Cyclic Codes and Sequences from Kasami-Welch Functions

Abstract: Let $q=2^n$, $0\leq k\leq n-1$ and $k\neq n/2$. In this paper we determine the value distribution of following exponential sums [\sum\limits_{x\in \bF_q}(-1)^{\Tra_1^n(\alpha x^{2^{3k}+1}+\beta x^{2^k+1})}\quad(\alpha,\beta\in \bF_{q})] and [\sum\limits_{x\in \bF_q}(-1)^{\Tra_1^n(\alpha x^{2^{3k}+1}+\beta x^{2^k+1}+\ga x)}\quad(\alpha,\beta,\ga\in \bF_{q})] where $\Tra_1^n: \bF_{2^n}\ra \bF_2$ is the canonical trace mapping. As applications: (1).
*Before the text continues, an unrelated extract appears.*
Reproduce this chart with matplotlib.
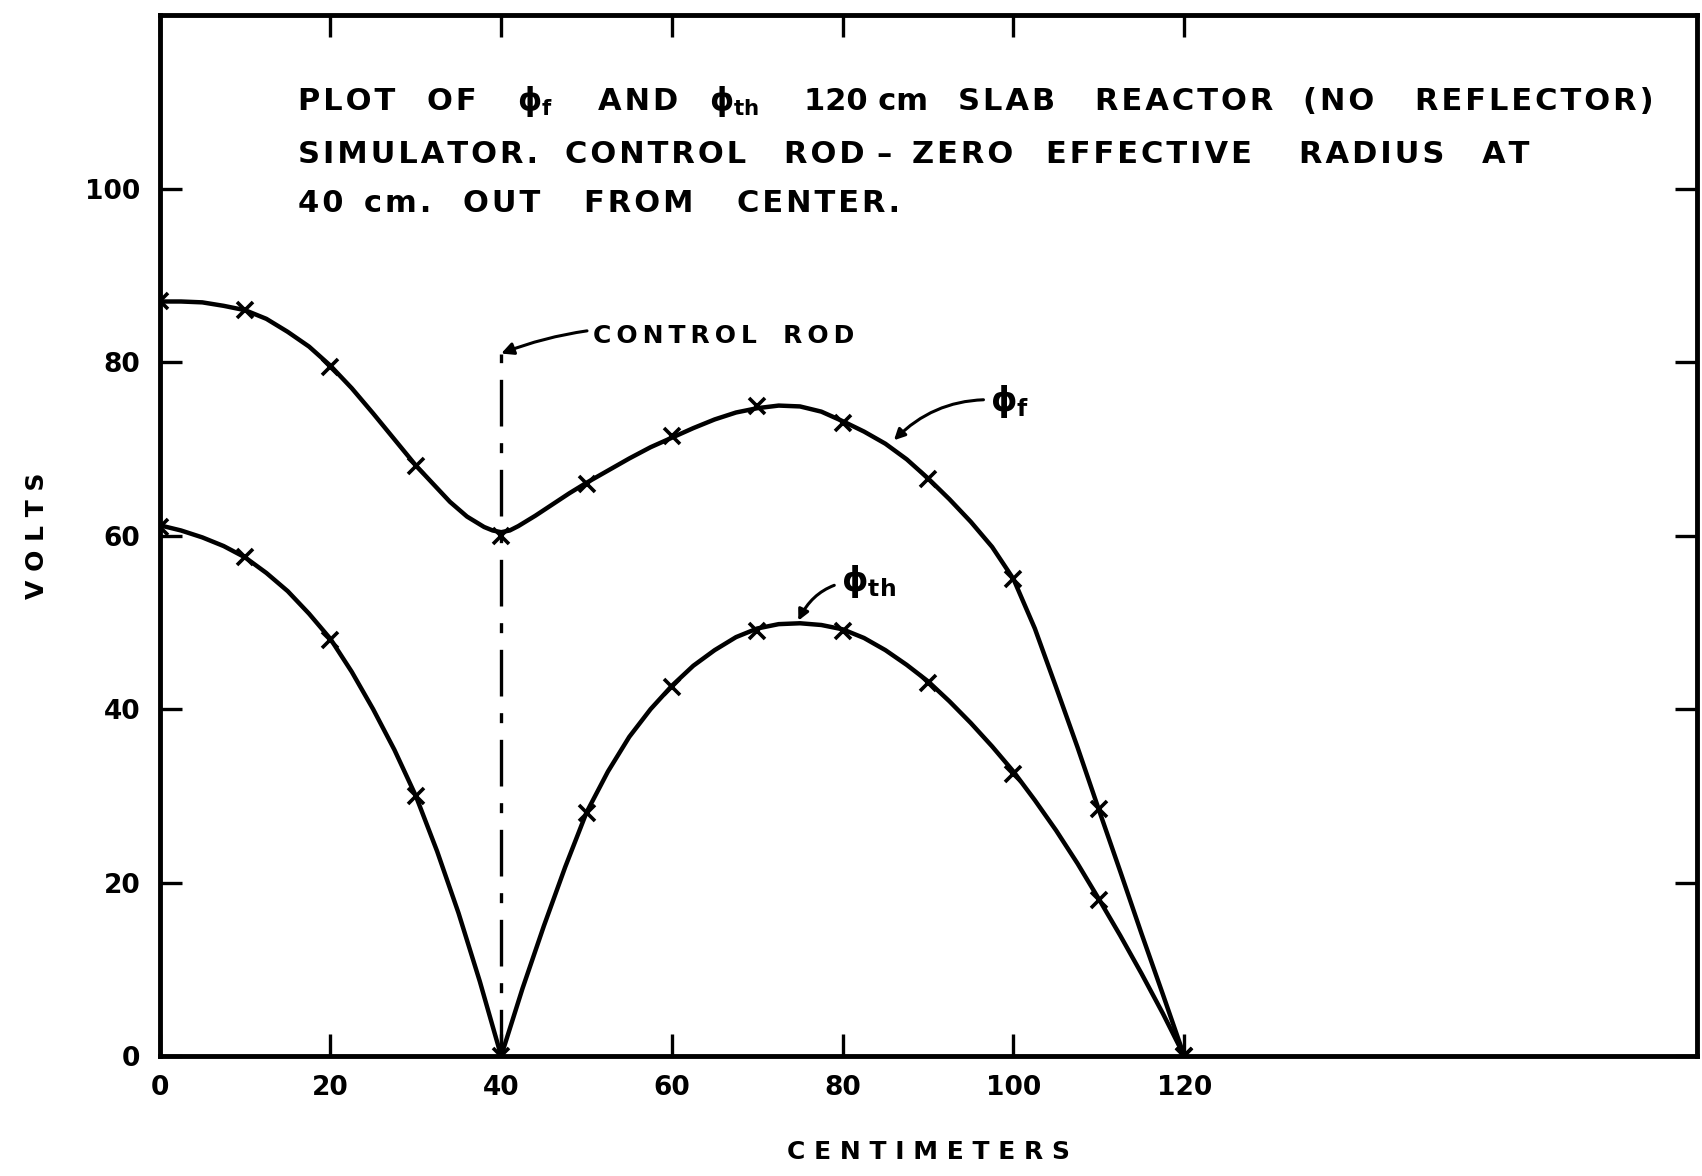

We determine the weight distribution of the binary cyclic codes $\cC_1$ and $\cC_2$ with parity-check polynomials $h_2(x)h_3(x)$ and $h_1(x)h_2(x)h_3(x)$ respectively where $h_1(x)$, $h_2(x)$ and $h_3(x)$ are the minimal polynomials of $\pi^{-1}$, $\pi^{-(2^k+1)}$ and $\pi^{-(2^{3k}+1)}$ respectively for a primitive element $\pi$ of $\bF_q$. (2). We determine the correlation distribution among a family of binary m-sequences.